Infections are all-too-common in nursing homes. And all-too-often facilities treat these conditions with large doses of antibiotics. Now the Obama Administration has announced a major initiative aimed at dramatically reducing the use of these drugs. And the effort has the potential to fundamentally change the way nursing homes operate—and the way residents receive care.
Today, antibiotic use is routine in nursing facilities. The Centers for Disease Control estimates that two-thirds of all residents will be given at least one course of antibiotics this year, and that 25 percent to 75 percent of those prescriptions will be inappropriate. But as a result of the heavy use of antibiotics, 27,000 nursing home residents will suffer from a drug-resistant infection. And many will die.
The problem goes far beyond nursing homes. Overuse of antibiotics (in food as well as in medicines) has created a deadly increase in antibiotic resistant bacteria such as Clostridium difficile (c. dif.) and methicillin-resistant Staphylococcus aureus (MRSA). The CDC estimates that each year, 2 million Americans will get sick and 23,000 will die from antibiotic resistant infections. These conditions add $20 billion to the nation’s annual health care bill. If you want to know more about the dangers of MRSA, read the book Superbug by Maryn McKenna.
The White House initiative is aimed at sharply reducing antibiotic use in nursing homes and elsewhere. One way facilities can do that is by changing the way the drugs themselves are prescribed. For example, facilities can establish tougher guidelines for when antibiotics should be given (not, for example, if a culture shows some bacteria but not a full-blown infection or because a patient “doesn’t seem herself”).
But the real long-run benefit will come if the initiative encourages nursing homes to rethink care by reducing the root causes of antibiotic use—the infections themselves. In nursing homes, 250,000 residents get an infection each year, mostly respiratory infections such as pneumonia, urinary tract infections (UTIs), or skin infections such as bedsores.
These conditions can largely be prevented. For example, by far the best way to reduce urinary tract infections is to decrease the use of catheters. Less time on a catheter means less risk of infection.
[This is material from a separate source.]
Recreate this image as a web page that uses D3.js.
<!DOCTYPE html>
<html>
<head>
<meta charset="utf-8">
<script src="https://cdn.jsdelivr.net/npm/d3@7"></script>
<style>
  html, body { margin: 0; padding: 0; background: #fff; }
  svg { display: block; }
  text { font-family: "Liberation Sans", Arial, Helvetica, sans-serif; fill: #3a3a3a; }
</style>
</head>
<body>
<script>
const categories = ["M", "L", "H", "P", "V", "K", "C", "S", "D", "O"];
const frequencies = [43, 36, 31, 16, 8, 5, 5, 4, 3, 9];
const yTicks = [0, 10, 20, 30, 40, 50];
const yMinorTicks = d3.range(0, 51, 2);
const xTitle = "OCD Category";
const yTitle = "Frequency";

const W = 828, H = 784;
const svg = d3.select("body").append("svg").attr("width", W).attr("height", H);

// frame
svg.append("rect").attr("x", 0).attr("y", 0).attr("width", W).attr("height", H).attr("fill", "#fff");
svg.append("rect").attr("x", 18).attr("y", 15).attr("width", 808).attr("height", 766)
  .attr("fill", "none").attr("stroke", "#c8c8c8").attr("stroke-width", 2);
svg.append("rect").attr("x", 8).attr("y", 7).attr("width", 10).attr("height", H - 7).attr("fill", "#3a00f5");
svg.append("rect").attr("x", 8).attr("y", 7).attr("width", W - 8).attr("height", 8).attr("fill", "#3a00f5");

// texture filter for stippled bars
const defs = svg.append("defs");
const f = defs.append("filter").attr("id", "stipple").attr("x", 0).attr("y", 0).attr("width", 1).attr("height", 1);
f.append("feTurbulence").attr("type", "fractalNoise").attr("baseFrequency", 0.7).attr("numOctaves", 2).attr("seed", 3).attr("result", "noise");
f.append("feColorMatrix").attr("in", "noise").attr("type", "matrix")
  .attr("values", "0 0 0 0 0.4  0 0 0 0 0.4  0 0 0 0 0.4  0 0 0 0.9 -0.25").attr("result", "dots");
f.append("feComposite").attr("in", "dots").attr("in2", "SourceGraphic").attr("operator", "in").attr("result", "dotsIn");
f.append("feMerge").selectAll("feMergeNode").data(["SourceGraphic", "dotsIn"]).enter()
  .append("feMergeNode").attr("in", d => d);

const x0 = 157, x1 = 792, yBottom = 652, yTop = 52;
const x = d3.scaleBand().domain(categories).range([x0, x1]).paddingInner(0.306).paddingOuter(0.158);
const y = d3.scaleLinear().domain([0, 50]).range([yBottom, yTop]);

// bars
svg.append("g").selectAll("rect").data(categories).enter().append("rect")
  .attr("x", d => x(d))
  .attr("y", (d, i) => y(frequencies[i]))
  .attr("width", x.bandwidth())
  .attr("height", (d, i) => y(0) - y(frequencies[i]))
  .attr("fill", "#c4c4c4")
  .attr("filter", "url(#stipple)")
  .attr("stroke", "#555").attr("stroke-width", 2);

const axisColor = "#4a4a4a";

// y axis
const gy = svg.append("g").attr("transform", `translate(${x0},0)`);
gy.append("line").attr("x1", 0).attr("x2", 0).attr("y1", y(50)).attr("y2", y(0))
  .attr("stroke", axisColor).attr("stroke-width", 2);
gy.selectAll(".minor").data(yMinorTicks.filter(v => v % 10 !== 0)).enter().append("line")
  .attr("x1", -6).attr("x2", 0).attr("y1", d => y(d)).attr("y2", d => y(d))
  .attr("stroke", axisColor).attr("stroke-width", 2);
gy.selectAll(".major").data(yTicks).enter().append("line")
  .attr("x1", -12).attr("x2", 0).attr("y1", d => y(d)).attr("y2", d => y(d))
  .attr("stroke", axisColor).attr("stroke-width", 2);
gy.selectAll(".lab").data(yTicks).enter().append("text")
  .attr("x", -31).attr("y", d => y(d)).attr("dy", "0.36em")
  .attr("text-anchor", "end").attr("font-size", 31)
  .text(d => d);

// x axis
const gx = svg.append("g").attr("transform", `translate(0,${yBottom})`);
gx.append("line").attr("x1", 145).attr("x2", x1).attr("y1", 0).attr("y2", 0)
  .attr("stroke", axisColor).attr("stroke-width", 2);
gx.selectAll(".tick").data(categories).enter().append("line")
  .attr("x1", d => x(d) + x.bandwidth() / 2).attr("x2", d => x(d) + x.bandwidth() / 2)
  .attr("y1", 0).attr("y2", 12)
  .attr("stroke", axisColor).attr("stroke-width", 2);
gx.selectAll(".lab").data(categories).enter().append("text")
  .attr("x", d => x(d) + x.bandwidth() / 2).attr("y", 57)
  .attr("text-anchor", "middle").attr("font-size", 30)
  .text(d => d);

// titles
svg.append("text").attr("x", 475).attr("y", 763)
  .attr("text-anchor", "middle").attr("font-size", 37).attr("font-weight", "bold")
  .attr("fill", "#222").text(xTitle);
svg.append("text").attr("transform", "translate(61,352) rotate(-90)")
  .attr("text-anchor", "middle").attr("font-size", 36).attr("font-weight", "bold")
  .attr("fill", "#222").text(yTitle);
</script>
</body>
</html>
It is pretty much that simple.
Similarly, bedsores can be prevented by keeping residents dry.
But aren’t these ideas contradictory? How can a facility reduce catheter use and keep residents dry?
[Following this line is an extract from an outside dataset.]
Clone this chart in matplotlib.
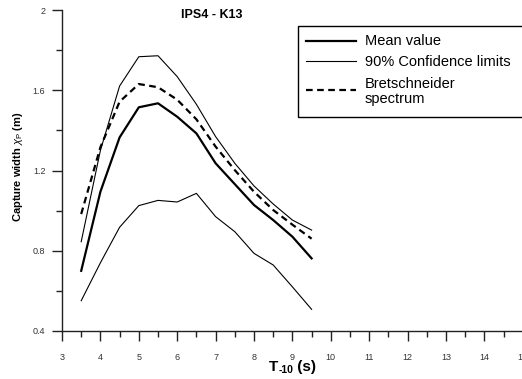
import matplotlib
matplotlib.use("Agg")
import matplotlib.pyplot as plt
from matplotlib.ticker import MultipleLocator
from matplotlib.lines import Line2D
from matplotlib.patches import Rectangle

plt.rcParams['font.family'] = ['Liberation Sans', 'DejaVu Sans']
plt.rcParams['mathtext.fontset'] = 'custom'
plt.rcParams['mathtext.rm'] = 'Liberation Sans'
plt.rcParams['mathtext.it'] = 'Liberation Sans:italic'
plt.rcParams['mathtext.bf'] = 'Liberation Sans:bold'

# Data
period = [3.5, 4.0, 4.5, 5.0, 5.5, 6.0, 6.5, 7.0, 7.5, 8.0, 8.5, 9.0, 9.5]
mean_value = [0.70, 1.094, 1.365, 1.515, 1.535, 1.468, 1.385, 1.236, 1.132, 1.028, 0.953, 0.870, 0.762]
upper_conf = [0.845, 1.30, 1.621, 1.767, 1.772, 1.668, 1.530, 1.369, 1.236, 1.123, 1.033, 0.953, 0.903]
lower_conf = [0.551, 0.740, 0.917, 1.025, 1.051, 1.043, 1.086, 0.970, 0.895, 0.787, 0.729, 0.620, 0.508]
bretschneider = [0.983, 1.316, 1.543, 1.631, 1.615, 1.553, 1.455, 1.319, 1.202, 1.094, 1.003, 0.930, 0.860]
legend_labels = ['Mean value', '90% Confidence limits', 'Bretschneider\nspectrum']
x_ticks = list(range(3, 16))
y_ticks = [0.4, 0.8, 1.2, 1.6, 2.0]
y_tick_labels = ['0.4', '0.8', '1.2', '1.6', '2']

W, H = 522, 379
fig = plt.figure(figsize=(W / 100, H / 100), dpi=100)
left_px, right_px, top_px, bot_px = 62, 522.8, 10, 331
ax = fig.add_axes([left_px / W, 1 - bot_px / H, (right_px - left_px) / W, (bot_px - top_px) / H])

mean_style = dict(color='black', lw=1.6)
conf_style = dict(color='black', lw=0.8)
bret_style = dict(color='black', lw=1.6, ls=(0, (3, 2)))

ax.plot(period, mean_value, **mean_style)
ax.plot(period, upper_conf, **conf_style)
ax.plot(period, lower_conf, **conf_style)
ax.plot(period, bretschneider, **bret_style)

ax.set_xlim(3, 15)
ax.set_ylim(0.4, 2.0)
ax.xaxis.set_minor_locator(MultipleLocator(0.5))
ax.yaxis.set_minor_locator(MultipleLocator(0.2))
ax.set_yticks(y_ticks)
ax.set_yticklabels(y_tick_labels)
ax.set_xticks(x_ticks)
ax.set_xticklabels([str(v) for v in x_ticks])

for s in ['top', 'right']:
    ax.spines[s].set_visible(False)
for s in ['left', 'bottom']:
    ax.spines[s].set_linewidth(1.0)
    ax.spines[s].set_color('#222222')

ax.tick_params(axis='both', which='major', length=7, width=1.0, color='#222222',
               labelsize=6.5, labelcolor='#333333')
ax.tick_params(axis='both', which='minor', length=4, width=1.0, color='#222222')
ax.tick_params(axis='x', which='major', pad=8.5)
ax.tick_params(axis='y', which='major', pad=5)

def fx(px):
    return px / W

def fy(py):
    return 1 - py / H

fig.text(fx(18), fy(167), r'Capture width $\chi_\mathrm{P}$ (m)', rotation=90,
         ha='center', va='center', fontsize=8, fontweight='bold')
fig.text(fx(212), fy(15), 'IPS4 - K13', ha='center', va='center',
         fontsize=9, fontweight='bold')

# x-label "T-10 (s)" with subscript, built from pieces
fig.canvas.draw()
r = fig.canvas.get_renderer()
t1 = fig.text(0, fy(367), 'T', ha='left', va='center', fontsize=11, fontweight='bold')
t2 = fig.text(0, fy(370), '-10', ha='left', va='center', fontsize=7.5, fontweight='bold')
t3 = fig.text(0, fy(367), ' (s)', ha='left', va='center', fontsize=11, fontweight='bold')
w1 = t1.get_window_extent(r).width
w2 = t2.get_window_extent(r).width
w3 = t3.get_window_extent(r).width
total = w1 + w2 + w3
x0 = 292.5 - total / 2
t1.set_x(fx(x0))
t2.set_x(fx(x0 + w1))
t3.set_x(fx(x0 + w1 + w2))

# legend box drawn at figure level
fig.patches.append(Rectangle((fx(298), fy(117)), fx(540) - fx(298), fy(26) - fy(117),
                             transform=fig.transFigure, fill=True, facecolor='white',
                             edgecolor='black', lw=1.0, zorder=5))
rows_line = [41, 61, 90]
styles = [mean_style, conf_style, bret_style]
for yl, st in zip(rows_line, styles):
    fig.add_artist(Line2D([fx(306), fx(356)], [fy(yl), fy(yl)], transform=fig.transFigure,
                          zorder=6, **st))
text_rows = [41, 62, 91.5]
for yt_, lab in zip(text_rows, legend_labels):
    fig.text(fx(365), fy(yt_), lab, ha='left', va='center', fontsize=10.5,
             linespacing=1.15, zorder=6)

fig.savefig('out.png', dpi=100)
It isn’t hard. At the best facilities, aides get to know the residents and learn to anticipate when they will need to relieve themselves. That way, they can help get them to the toilet before they wet themselves or, at the very least, change their adult diapers in a timely way.
For the facility, that means fewer changes of bed linens, less need to clean the patient, and less catheter use. For the resident, it means she can preserve her dignity, will have fewer UTIs, will get fewer antibiotics, and will be less likely to get a serious hard-to-treat bacterial infection such as c. dif. And it means fewer emergency department visits or hospitalizations, which are both dangerous for frail elders and enormously expensive.
It may not work for every resident but it does for most. Indeed, the CDC has encouraged facilities to reduce catheter use since 2009.
The White House initiative, which applies to hospitals and physicians as well, leaves it to the facilities to figure out how to reduce their antibiotic use. It does not, at least so far, mandate specific reductions.
However, it created a national task force to recommend ways to cut antibiotic use in both agriculture and medicine. And it will require nursing homes and hospitals to put in place “antibiotic stewardship programs” within three years. Those that do not will suffer the business equivalent of the death penalty: They will no longer get paid by Medicare or Medicaid.
What is an antibiotic stewardship program? It can include better monitoring and reporting of antibiotic use, improved staff education, and requires institutions to put a single individual in charge of its antibiotic initiatives.
These days, of course, the nation is obsessing over Ebola. While Ebola is deadly, the chances of getting it in the U.S. are vanishingly small. Older Americans are far more likely to get sick or die from other, more common infections, or from the consequences of the antibiotics we routinely use to treat them. The White House initiative is an important step in breaking that cycle.